Here are records with pictures in them. Copy all of them exactly and leave the pictures out.

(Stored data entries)
---

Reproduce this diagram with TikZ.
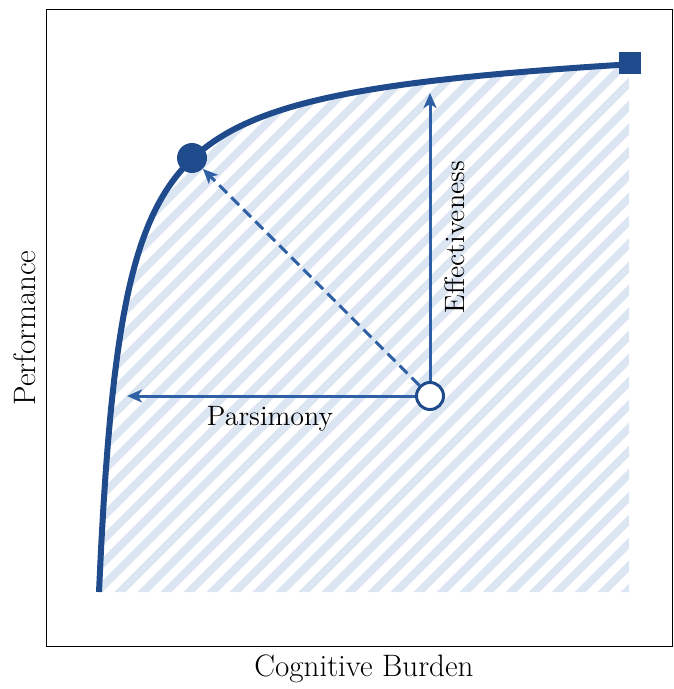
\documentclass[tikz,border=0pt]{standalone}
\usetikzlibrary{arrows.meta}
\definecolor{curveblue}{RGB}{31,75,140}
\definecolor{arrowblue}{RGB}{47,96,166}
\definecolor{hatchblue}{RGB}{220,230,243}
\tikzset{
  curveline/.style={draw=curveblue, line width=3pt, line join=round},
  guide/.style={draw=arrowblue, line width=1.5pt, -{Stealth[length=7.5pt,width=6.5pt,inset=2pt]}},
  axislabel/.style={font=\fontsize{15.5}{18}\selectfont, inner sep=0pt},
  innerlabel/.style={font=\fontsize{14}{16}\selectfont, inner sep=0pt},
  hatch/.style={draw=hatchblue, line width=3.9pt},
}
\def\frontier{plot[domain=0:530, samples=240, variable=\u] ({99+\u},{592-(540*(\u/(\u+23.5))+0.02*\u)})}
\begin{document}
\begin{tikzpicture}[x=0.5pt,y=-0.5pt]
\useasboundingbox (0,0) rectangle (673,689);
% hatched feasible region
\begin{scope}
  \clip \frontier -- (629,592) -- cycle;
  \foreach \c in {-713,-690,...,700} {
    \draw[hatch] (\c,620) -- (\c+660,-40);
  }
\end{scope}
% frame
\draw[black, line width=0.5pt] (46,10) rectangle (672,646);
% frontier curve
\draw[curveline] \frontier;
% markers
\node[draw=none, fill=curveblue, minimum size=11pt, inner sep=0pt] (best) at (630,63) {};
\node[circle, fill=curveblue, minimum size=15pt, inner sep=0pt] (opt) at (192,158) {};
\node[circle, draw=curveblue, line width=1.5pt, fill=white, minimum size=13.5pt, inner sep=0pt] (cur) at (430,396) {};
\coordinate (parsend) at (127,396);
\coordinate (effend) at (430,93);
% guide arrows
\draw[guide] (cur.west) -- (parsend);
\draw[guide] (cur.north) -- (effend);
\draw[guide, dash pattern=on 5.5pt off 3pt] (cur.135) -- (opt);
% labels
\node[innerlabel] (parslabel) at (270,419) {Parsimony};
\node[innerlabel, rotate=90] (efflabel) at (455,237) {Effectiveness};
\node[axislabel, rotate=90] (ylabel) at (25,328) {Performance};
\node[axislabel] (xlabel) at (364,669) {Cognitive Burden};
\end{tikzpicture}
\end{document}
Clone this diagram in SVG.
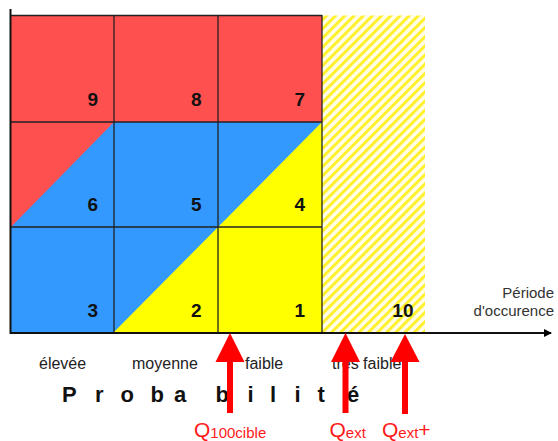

---

RESULT OF THE EXERCISE:
Reproduce this diagram with TikZ.
\documentclass[tikz,border=0pt]{standalone}
\usetikzlibrary{arrows.meta}
\definecolor{curveblue}{RGB}{31,75,140}
\definecolor{arrowblue}{RGB}{47,96,166}
\definecolor{hatchblue}{RGB}{220,230,243}
\tikzset{
  curveline/.style={draw=curveblue, line width=3pt, line join=round},
  guide/.style={draw=arrowblue, line width=1.5pt, -{Stealth[length=7.5pt,width=6.5pt,inset=2pt]}},
  axislabel/.style={font=\fontsize{15.5}{18}\selectfont, inner sep=0pt},
  innerlabel/.style={font=\fontsize{14}{16}\selectfont, inner sep=0pt},
  hatch/.style={draw=hatchblue, line width=3.9pt},
}
\def\frontier{plot[domain=0:530, samples=240, variable=\u] ({99+\u},{592-(540*(\u/(\u+23.5))+0.02*\u)})}
\begin{document}
\begin{tikzpicture}[x=0.5pt,y=-0.5pt]
\useasboundingbox (0,0) rectangle (673,689);
% hatched feasible region
\begin{scope}
  \clip \frontier -- (629,592) -- cycle;
  \foreach \c in {-713,-690,...,700} {
    \draw[hatch] (\c,620) -- (\c+660,-40);
  }
\end{scope}
% frame
\draw[black, line width=0.5pt] (46,10) rectangle (672,646);
% frontier curve
\draw[curveline] \frontier;
% markers
\node[draw=none, fill=curveblue, minimum size=11pt, inner sep=0pt] (best) at (630,63) {};
\node[circle, fill=curveblue, minimum size=15pt, inner sep=0pt] (opt) at (192,158) {};
\node[circle, draw=curveblue, line width=1.5pt, fill=white, minimum size=13.5pt, inner sep=0pt] (cur) at (430,396) {};
\coordinate (parsend) at (127,396);
\coordinate (effend) at (430,93);
% guide arrows
\draw[guide] (cur.west) -- (parsend);
\draw[guide] (cur.north) -- (effend);
\draw[guide, dash pattern=on 5.5pt off 3pt] (cur.135) -- (opt);
% labels
\node[innerlabel] (parslabel) at (270,419) {Parsimony};
\node[innerlabel, rotate=90] (efflabel) at (455,237) {Effectiveness};
\node[axislabel, rotate=90] (ylabel) at (25,328) {Performance};
\node[axislabel] (xlabel) at (364,669) {Cognitive Burden};
\end{tikzpicture}
\end{document}
Clone this diagram in SVG.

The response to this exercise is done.